* [Your instructions]:
Tell how many lines in the data below hold the string "chart"; give nothing but the number.

* [Task inputs]:
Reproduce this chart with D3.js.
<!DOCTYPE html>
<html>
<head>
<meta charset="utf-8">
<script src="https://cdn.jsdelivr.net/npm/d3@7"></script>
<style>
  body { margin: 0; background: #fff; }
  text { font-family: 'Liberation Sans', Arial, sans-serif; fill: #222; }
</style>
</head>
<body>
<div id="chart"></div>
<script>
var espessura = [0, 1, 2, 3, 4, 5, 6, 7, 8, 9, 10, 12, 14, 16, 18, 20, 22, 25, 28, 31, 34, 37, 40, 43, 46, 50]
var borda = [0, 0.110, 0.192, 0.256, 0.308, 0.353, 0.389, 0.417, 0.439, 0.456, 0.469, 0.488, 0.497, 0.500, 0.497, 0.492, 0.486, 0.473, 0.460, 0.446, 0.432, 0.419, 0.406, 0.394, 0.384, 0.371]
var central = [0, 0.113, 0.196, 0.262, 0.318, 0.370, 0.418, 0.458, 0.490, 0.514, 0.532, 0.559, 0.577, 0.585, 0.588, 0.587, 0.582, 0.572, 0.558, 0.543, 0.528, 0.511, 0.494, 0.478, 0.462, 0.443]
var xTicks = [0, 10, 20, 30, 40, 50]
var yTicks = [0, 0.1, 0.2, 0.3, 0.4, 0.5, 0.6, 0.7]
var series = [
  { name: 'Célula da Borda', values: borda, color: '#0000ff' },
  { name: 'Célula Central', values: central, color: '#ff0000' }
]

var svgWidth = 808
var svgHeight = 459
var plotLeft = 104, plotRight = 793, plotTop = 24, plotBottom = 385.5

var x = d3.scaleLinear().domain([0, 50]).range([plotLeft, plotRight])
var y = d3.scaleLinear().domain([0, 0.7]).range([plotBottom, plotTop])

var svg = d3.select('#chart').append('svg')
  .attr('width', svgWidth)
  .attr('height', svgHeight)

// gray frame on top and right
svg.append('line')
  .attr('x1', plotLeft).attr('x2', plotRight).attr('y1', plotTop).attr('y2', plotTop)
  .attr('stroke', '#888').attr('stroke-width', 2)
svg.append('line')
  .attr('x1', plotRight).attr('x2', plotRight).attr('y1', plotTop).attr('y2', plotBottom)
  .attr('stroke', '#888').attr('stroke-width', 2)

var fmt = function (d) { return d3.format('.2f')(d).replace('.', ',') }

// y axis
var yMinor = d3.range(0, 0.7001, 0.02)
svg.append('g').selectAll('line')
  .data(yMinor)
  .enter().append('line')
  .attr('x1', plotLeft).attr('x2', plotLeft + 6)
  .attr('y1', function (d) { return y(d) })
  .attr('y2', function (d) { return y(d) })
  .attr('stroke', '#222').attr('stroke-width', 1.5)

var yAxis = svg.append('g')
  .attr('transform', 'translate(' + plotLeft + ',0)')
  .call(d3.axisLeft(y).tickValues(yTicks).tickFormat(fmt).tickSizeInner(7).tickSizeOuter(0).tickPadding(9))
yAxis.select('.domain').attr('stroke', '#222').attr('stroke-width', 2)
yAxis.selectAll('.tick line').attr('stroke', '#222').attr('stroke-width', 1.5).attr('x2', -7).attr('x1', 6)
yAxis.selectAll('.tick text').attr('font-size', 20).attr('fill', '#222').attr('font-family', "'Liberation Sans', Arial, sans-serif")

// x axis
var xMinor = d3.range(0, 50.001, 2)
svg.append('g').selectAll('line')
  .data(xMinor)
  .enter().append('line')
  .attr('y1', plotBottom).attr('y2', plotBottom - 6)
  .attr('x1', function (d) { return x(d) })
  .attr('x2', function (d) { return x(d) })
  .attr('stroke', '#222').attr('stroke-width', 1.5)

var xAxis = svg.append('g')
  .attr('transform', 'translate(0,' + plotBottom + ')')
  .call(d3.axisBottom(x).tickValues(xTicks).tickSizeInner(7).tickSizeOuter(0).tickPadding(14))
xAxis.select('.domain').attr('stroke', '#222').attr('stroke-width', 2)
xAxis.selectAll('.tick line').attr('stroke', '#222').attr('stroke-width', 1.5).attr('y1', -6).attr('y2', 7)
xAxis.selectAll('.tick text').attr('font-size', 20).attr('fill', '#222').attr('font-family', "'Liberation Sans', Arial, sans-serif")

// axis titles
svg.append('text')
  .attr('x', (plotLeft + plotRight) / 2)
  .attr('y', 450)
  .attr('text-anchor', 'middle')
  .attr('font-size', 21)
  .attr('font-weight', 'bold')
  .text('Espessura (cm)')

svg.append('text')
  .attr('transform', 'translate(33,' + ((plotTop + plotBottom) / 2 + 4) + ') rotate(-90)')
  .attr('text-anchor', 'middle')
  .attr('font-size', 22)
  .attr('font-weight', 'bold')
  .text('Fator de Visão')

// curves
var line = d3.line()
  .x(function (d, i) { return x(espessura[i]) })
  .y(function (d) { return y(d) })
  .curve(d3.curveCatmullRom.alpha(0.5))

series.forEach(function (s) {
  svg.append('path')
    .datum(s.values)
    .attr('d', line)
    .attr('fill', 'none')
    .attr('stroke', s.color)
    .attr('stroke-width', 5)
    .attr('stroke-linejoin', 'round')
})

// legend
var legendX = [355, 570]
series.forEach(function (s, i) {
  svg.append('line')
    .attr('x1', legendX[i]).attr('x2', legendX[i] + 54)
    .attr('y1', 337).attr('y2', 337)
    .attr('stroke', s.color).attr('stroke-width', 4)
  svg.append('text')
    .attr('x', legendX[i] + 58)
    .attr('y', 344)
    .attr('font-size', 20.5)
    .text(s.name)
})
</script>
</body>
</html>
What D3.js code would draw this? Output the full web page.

* [Output for this exercise]:
3